The first thing we notice is that the program fails to print 2 which is a prime number. We could simply add a line of code to simply print that one constant without modifying the rest of the program, but it might be neater to refactor the program to split it into two parts - one that creates the prime number list an another that prints them. Here's how that might look:

#include <iostream>
#include <vector>
#include <cmath>

std::vector<int> prime_list(int limit)
{
    bool isprime;
    std::vector<int> primes;
    primes.push_back(2);
    for (int no = 3; no < limit; no += 2) {
        isprime = true;
        for (int primecount=0; primes[primecount] <= std::sqrt(no); ++primecount) {
            if (no % primes[primecount] == 0) {
                isprime = false;
                break;
            } else if (primes[primecount] * primes[primecount] > no) {
                break;
            }
        }
        if (isprime) {
            primes.push_back(no);
        }
    }
    return primes;
}

int main() 
{
    std::vector<int> primes = prime_list(100);
    for (std::size_t i = 0; i < primes.size(); ++i) {
        std::cout << primes[i] << ' ';
    }
    std::cout << '\n';
}

Trying this version, we see that it does indeed work correctly now:

2 3 5 7 11 13 17 19 23 29 31 37 41 43 47 53 59 61 67 71 73 79 83 89 97

The next step is to notice that the second if clause is not really needed. The logic in the loop looks for prime factors of each given number up to the square root of that number. This works because if there are any prime factors of a number at least one of them must be less than or equal to the square root of that number. Reworking just that function (the rest of the program remains the same) we get this result:

std::vector<int> prime_list(int limit)
{
    bool isprime;
    std::vector<int> primes;
    primes.push_back(2);
    for (int no = 3; no < limit; no += 2) {
        isprime = true;
        for (int primecount=0; primes[primecount] <= std::sqrt(no); ++primecount) {
            if (no % primes[primecount] == 0) {
                isprime = false;
                break;
            }
        }
        if (isprime) {
            primes.push_back(no);
        }
    }
    return primes;
}

We can go further, changing variable names to be a bit more descriptive. For example primecount isn't really a count of primes. Instead it's an index variable into the vector of known primes. Also, while no is sometimes used as an abbreviation for "number", in mathematical writing, it's more common to use n. We can also make some modifications by eliminating the break, and by declaring variables closer to where they're used.

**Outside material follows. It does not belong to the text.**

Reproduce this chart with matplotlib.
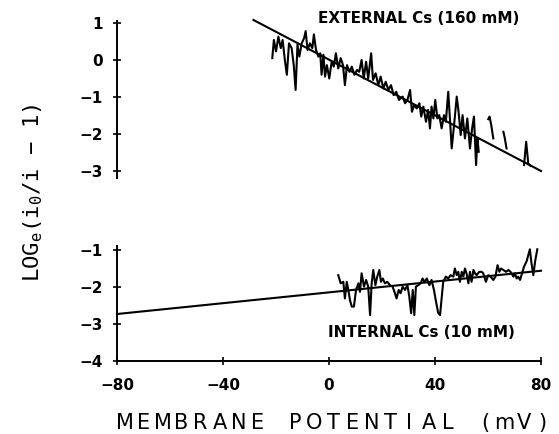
import numpy as np
import matplotlib
matplotlib.use("Agg")
import matplotlib.pyplot as plt

plt.rcParams['mathtext.fontset'] = 'custom'
plt.rcParams['mathtext.rm'] = 'DejaVu Sans Mono'
plt.rcParams['mathtext.it'] = 'DejaVu Sans Mono'

nan = np.nan

# external Cs (160 mM) trace, mV vs loge(i0/i - 1)
ext_mv = [-21.4, -20.8, -20.0, -19.1, -18.2, -17.5, -16.6, -15.9, -15.1, -14.1,
          -13.3, -12.6, -11.9, -11.2, -10.3, -9.4, -8.8, -8.1, -7.2, -6.3,
          -5.7, -4.9, -4.0, -3.3, -2.8, -2.1, -1.5, -0.8, 0.1, 1.0,
          1.8, 2.6, 3.5, 4.4, 5.3, 6.0, 6.8, 7.7, 8.6, 9.6,
          10.6, 11.4, 12.3, 13.1, 14.0, 14.8, 15.9, 16.6, 17.6, 18.6,
          19.5, 20.5, 21.4, 22.4, 23.4, 24.4, 25.4, 26.4,
          27.8, 28.7, 29.6, 30.6, 31.3, 32.1, 33.1, 34.1, 34.8, 35.6,
          36.6, 37.4, 38.1, 38.7, 39.4, 40.1, 40.9, 41.6, 42.5, 43.4,
          44.1, 45.0, 45.7, 46.3, 47.2, 48.2, 48.9, 49.7, 50.4, 51.3,
          52.2, 53.2, 54.0, 54.7, 55.5, 56.0, 56.5,
          nan, 60.1, 60.6, 61.2, 62.0,
          nan, 65.8, 66.3, 67.0,
          nan, 73.6, 74.4, 75.2, 76.0]
ext_val = [0.05, 0.54, 0.23, 0.63, 0.32, 0.54, -0.04, -0.40, 0.45, 0.32,
           -0.14, -0.81, 0.41, 0.09, 0.45, 0.59, 0.78, 0.27, 0.45, 0.32,
           0.69, 0.27, 0.09, 0.18, -0.40, 0.14, -0.45, -0.14, -0.50, -0.05,
           -0.18, 0.18, -0.23, 0.05, -0.14, -0.68, -0.14, -0.32, -0.18, -0.40,
           -0.27, -0.32, 0.0, -0.50, -0.05, -0.50, 0.18, -0.54, -0.36, -0.68,
           -0.45, -0.77, -0.59, -0.81, -0.68, -0.95, -0.86, -1.08,
           -0.99, -1.17, -1.08, -0.81, -1.40, -1.22, -1.31, -1.17, -1.53, -1.26,
           -1.67, -1.35, -1.85, -1.26, -1.58, -1.08, -1.58, -1.49, -1.85, -1.49,
           -1.67, -0.86, -1.67, -2.39, -1.76, -0.99, -1.40, -2.03, -1.49, -2.12,
           -1.58, -2.39, -1.85, -1.53, -2.84, -2.12, -2.48,
           nan, -1.60, -1.53, -1.75, -2.12,
           nan, -1.94, -2.10, -2.39,
           nan, -2.84, -2.21, -2.80, -2.86]
ext_fit_mv = [-28.5, 80]
ext_fit_val = [1.08, -3.0]

# internal Cs (10 mM) trace
int_mv = [3.5, 4.4, 5.4, 6.0, 6.7, 7.3, 7.9, 8.6, 9.4, 10.2,
          11.1, 11.7, 12.3, 13.2, 14.0, 14.8, 15.5, 16.1, 16.7, 17.5,
          18.2, 19.0, 19.6, 20.3, 21.1, 22.0, 23.0, 24.0, 24.9, 25.5,
          26.3, 27.0, 27.8, 28.7, 29.6, 30.3, 31.0, 31.6, 32.2, 32.8,
          33.7, 34.6, 35.3, 36.0, 36.9, 37.9, 38.7, 39.6, 40.4, 41.2,
          41.9, 43.1, 44.1, 45.0, 45.9, 46.9, 47.5, 48.2, 48.8, 49.4,
          50.1, 50.7, 51.3, 51.9, 52.6, 53.2, 53.8, 54.5, 55.1, 55.7,
          56.7, 57.6, 58.2, 59.2, 60.1, 61.0, 62.0, 62.8, 63.6, 64.3,
          64.9, 65.8, 66.8, 67.7, 68.5, 69.6, 70.2, 70.8, 71.4, 72.1,
          73.6, 74.6, 75.8, 76.4, 77.1, 77.8, 78.6]
int_val = [-1.68, -1.90, -1.86, -2.31, -1.86, -2.08, -2.35, -2.53, -2.53, -2.08,
           -1.90, -2.13, -1.63, -1.99, -1.81, -1.99, -2.76, -1.90, -1.54, -1.95,
           -1.72, -1.54, -1.86, -1.77, -1.90, -1.86, -1.95, -1.99, -2.17, -2.31,
           -2.08, -2.17, -1.99, -2.08, -1.95, -2.26, -2.71, -2.08, -2.76, -1.99,
           -1.95, -1.90, -1.77, -1.86, -1.77, -1.95, -1.81, -2.08, -2.40, -2.70,
           -2.76, -1.86, -1.72, -1.77, -1.68, -1.72, -1.50, -1.68, -1.59, -1.86,
           -1.59, -1.72, -1.50, -1.63, -1.90, -1.59, -1.86, -1.54, -1.63, -1.68,
           -1.59, -1.59, -1.63, -1.86, -1.68, -1.72, -1.81, -1.72, -1.41, -1.59,
           -1.50, -1.54, -1.59, -1.54, -1.59, -1.72, -1.63, -1.77, -1.72, -1.81,
           -1.45, -1.30, -0.98, -1.35, -1.68, -1.30, -0.98]
int_fit_mv = [-80, 80]
int_fit_val = [-2.73, -1.56]

x_ticks = [-80, -40, 0, 40, 80]
ext_yticks = [1, 0, -1, -2, -3]
int_yticks = [-1, -2, -3, -4]

MINUS = '\u2212'


def tick_text(v):
    return str(v) if v >= 0 else MINUS + str(-v)


W, H = 559, 434
fig = plt.figure(figsize=(W / 100, H / 100), dpi=100)
ax1 = fig.add_axes([117 / W, (H - 178.4) / H, 424 / W, 157.3 / H])
ax2 = fig.add_axes([117 / W, 73 / H, 424 / W, 114.7 / H])

tick_font = dict(fontsize=11, fontweight='bold')

for ax in (ax1, ax2):
    ax.set_xlim(-80, 80)
    for s in ('top', 'right'):
        ax.spines[s].set_visible(False)
    for s in ('left', 'bottom'):
        ax.spines[s].set_linewidth(1.4)
    ax.tick_params(direction='inout', length=6, width=1.2, color='black')
    ax.tick_params(axis='y', pad=7)
    ax.tick_params(axis='x', pad=9)

# upper panel
ax1.set_ylim(-3.2, 1.05)
ax1.spines['bottom'].set_visible(False)
ax1.set_xticks([])
ax1.set_yticks(ext_yticks)
ax1.set_yticklabels([tick_text(v) for v in ext_yticks], **tick_font)
ax1.plot(ext_mv, ext_val, color='black', lw=1.5, clip_on=False)
ax1.plot(ext_fit_mv, ext_fit_val, color='black', lw=1.5, clip_on=False)
ax1.text(34, 1.11, 'EXTERNAL Cs (160 mM)', ha='center', va='center',
         fontsize=11, fontweight='bold')

# lower panel
ax2.set_ylim(-4, -0.9)
ax2.set_yticks(int_yticks)
ax2.set_yticklabels([tick_text(v) for v in int_yticks], **tick_font)
ax2.set_xticks(x_ticks)
ax2.set_xticklabels([tick_text(v) for v in x_ticks], **tick_font)
ax2.plot(int_mv, int_val, color='black', lw=1.5, clip_on=False)
ax2.plot(int_fit_mv, int_fit_val, color='black', lw=1.5, clip_on=False)
ax2.text(34.7, -3.24, 'INTERNAL Cs (10 mM)', ha='center', va='center',
         fontsize=11, fontweight='bold')

# x label, one character per cell for the wide plotter spacing
xlabel = 'MEMBRANE POTENTIAL (mV)'
for i, ch in enumerate(xlabel):
    fig.text((124.5 + 19 * i) / W, (H - 423) / H, ch, ha='center', va='center',
             fontsize=15)

ylabel = r'LOG$_\mathrm{e}$(i$_\mathrm{0}$/i ' + MINUS + ' 1)'
fig.text(33 / W, (H - 193) / H, ylabel, rotation=90, ha='center', va='center',
         fontsize=16, family='DejaVu Sans Mono')

fig.savefig('out.png', dpi=100)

std::vector<int> prime_list(int limit)
{
    std::vector<int> primes{2};
    for (int n = 3; n < limit; n += 2) {
        bool isprime = true;
        for (int i=0; isprime && primes[i] <= std::sqrt(n); ++i) {
            isprime &= (n % primes[i] != 0);
        }
        if (isprime) {
            primes.push_back(n);
        }
    }
    return primes;
}

We can also refactor main to use a "range-for" to make it a bit neater:

int main() 
{
    std::vector<int> primes = prime_list(100);
    for (auto p : primes) {
        std::cout << p << ' ';
    }
    std::cout << '\n';
}

This is just one way refactoring might be done. Others might make different choices. However, the purpose for refactoring remains the same, which is to improve the readability and possibly the performance of the code without necessarily adding features.